— Start of Given information —

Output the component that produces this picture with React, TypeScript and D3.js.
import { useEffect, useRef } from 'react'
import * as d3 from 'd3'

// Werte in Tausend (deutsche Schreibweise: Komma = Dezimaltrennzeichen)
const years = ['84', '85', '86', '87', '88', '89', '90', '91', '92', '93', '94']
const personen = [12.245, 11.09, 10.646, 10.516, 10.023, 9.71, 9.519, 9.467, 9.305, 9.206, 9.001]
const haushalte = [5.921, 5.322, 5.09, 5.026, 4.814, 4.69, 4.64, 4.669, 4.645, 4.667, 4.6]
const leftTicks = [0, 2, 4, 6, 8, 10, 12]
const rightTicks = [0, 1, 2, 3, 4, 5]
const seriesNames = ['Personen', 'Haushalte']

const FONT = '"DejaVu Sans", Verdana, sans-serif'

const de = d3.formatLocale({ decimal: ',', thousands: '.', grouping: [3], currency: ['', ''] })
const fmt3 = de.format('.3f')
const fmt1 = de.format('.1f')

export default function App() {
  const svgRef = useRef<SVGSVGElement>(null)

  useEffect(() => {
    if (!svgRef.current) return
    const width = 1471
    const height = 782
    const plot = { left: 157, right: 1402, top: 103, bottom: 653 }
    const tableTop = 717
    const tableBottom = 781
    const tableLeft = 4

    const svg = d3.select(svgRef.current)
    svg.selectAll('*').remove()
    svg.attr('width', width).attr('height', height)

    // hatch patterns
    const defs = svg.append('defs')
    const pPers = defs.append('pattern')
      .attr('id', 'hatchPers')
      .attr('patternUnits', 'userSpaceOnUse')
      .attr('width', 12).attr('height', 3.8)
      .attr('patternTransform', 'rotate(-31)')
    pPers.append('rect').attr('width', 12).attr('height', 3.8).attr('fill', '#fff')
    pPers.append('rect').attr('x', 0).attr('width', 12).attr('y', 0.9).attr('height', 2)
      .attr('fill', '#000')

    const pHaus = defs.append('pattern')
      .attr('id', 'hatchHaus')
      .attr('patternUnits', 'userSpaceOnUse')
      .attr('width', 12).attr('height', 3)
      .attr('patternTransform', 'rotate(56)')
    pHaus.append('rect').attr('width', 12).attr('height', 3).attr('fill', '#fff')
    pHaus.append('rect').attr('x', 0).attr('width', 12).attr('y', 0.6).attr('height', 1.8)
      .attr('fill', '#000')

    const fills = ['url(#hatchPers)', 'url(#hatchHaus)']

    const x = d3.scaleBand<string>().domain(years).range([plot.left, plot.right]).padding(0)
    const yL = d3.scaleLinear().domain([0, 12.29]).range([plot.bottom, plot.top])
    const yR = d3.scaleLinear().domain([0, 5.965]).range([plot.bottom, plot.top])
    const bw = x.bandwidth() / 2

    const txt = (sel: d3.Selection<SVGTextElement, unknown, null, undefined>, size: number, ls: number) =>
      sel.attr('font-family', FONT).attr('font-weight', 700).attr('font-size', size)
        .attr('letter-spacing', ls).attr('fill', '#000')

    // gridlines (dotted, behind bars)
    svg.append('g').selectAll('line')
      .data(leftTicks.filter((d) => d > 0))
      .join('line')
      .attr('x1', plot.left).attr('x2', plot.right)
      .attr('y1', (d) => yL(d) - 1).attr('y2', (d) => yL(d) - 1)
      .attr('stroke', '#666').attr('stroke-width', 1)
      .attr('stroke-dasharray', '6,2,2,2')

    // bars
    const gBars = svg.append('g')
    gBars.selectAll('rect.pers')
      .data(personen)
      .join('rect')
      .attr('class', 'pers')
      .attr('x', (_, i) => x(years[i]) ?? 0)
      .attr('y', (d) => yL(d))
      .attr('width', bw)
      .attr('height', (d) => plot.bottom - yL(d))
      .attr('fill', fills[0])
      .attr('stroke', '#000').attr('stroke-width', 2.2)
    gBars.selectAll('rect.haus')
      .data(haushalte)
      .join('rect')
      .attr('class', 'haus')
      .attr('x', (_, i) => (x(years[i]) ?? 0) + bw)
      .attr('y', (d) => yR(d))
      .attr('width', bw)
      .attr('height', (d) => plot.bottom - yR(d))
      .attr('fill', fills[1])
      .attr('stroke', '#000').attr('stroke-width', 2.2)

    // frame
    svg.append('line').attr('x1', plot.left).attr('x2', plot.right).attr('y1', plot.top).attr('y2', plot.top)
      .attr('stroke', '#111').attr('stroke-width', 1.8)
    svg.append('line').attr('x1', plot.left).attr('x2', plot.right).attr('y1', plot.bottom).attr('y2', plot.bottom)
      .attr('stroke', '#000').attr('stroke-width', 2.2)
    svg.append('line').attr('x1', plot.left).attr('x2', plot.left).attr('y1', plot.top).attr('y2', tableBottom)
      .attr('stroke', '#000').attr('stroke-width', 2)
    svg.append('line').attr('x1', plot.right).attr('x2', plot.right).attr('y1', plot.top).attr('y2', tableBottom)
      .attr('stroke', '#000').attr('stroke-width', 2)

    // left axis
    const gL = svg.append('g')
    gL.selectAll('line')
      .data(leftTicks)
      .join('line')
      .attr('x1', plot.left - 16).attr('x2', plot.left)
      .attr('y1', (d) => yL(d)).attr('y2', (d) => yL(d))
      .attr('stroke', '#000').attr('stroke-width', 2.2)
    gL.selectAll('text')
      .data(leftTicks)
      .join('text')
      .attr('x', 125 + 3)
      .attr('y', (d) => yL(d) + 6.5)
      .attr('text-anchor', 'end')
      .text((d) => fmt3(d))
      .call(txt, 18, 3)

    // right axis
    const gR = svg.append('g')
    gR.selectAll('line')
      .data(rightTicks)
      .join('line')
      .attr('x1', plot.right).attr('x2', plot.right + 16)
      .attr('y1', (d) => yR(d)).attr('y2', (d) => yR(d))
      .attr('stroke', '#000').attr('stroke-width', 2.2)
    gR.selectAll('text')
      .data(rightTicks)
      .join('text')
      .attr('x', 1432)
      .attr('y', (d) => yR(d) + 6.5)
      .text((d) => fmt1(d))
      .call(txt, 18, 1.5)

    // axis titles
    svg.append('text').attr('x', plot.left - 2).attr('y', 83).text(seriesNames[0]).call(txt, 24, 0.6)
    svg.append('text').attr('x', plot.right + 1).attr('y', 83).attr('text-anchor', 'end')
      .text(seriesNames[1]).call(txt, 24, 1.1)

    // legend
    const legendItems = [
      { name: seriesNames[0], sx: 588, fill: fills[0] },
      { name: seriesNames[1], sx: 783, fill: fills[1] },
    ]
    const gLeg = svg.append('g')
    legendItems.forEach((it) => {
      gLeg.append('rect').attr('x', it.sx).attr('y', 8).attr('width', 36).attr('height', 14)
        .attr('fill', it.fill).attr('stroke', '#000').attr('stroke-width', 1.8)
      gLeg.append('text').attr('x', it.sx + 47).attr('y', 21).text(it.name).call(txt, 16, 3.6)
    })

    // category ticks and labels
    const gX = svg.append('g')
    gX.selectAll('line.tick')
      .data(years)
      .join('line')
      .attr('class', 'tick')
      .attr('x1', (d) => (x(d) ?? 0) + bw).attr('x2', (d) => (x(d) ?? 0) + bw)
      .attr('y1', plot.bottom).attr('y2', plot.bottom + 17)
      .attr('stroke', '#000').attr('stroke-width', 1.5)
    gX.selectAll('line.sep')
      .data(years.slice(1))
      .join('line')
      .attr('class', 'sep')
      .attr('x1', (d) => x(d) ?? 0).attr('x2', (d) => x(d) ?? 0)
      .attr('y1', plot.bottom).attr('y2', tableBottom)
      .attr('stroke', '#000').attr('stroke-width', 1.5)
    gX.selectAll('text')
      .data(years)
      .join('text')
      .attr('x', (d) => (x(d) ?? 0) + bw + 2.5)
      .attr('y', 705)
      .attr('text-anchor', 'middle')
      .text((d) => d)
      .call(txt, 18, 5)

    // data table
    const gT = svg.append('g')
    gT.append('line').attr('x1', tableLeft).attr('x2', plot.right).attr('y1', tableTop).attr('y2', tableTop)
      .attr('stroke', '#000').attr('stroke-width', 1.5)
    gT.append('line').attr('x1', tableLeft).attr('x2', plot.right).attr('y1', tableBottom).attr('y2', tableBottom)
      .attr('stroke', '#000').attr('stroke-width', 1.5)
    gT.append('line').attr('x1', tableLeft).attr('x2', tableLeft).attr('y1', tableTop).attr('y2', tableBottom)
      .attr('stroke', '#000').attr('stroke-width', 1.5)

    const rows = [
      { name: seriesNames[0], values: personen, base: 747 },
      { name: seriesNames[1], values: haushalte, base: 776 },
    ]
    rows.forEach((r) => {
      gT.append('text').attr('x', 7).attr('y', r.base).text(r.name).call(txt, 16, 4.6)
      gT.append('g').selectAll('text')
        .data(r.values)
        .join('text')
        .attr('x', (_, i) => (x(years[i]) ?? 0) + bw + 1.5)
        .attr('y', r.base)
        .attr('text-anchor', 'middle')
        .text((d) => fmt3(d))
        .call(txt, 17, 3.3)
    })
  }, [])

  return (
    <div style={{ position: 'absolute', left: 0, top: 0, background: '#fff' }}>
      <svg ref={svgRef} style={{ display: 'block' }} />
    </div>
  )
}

— End of Given information —

§ The task: Beginning at the top of the data, please return every line until and including the line containing "const tableLeft = 4", copied exactly, and nothing past it.

§ In response:
Output the component that produces this picture with React, TypeScript and D3.js.
import { useEffect, useRef } from 'react'
import * as d3 from 'd3'

// Werte in Tausend (deutsche Schreibweise: Komma = Dezimaltrennzeichen)
const years = ['84', '85', '86', '87', '88', '89', '90', '91', '92', '93', '94']
const personen = [12.245, 11.09, 10.646, 10.516, 10.023, 9.71, 9.519, 9.467, 9.305, 9.206, 9.001]
const haushalte = [5.921, 5.322, 5.09, 5.026, 4.814, 4.69, 4.64, 4.669, 4.645, 4.667, 4.6]
const leftTicks = [0, 2, 4, 6, 8, 10, 12]
const rightTicks = [0, 1, 2, 3, 4, 5]
const seriesNames = ['Personen', 'Haushalte']

const FONT = '"DejaVu Sans", Verdana, sans-serif'

const de = d3.formatLocale({ decimal: ',', thousands: '.', grouping: [3], currency: ['', ''] })
const fmt3 = de.format('.3f')
const fmt1 = de.format('.1f')

export default function App() {
  const svgRef = useRef<SVGSVGElement>(null)

  useEffect(() => {
    if (!svgRef.current) return
    const width = 1471
    const height = 782
    const plot = { left: 157, right: 1402, top: 103, bottom: 653 }
    const tableTop = 717
    const tableBottom = 781
    const tableLeft = 4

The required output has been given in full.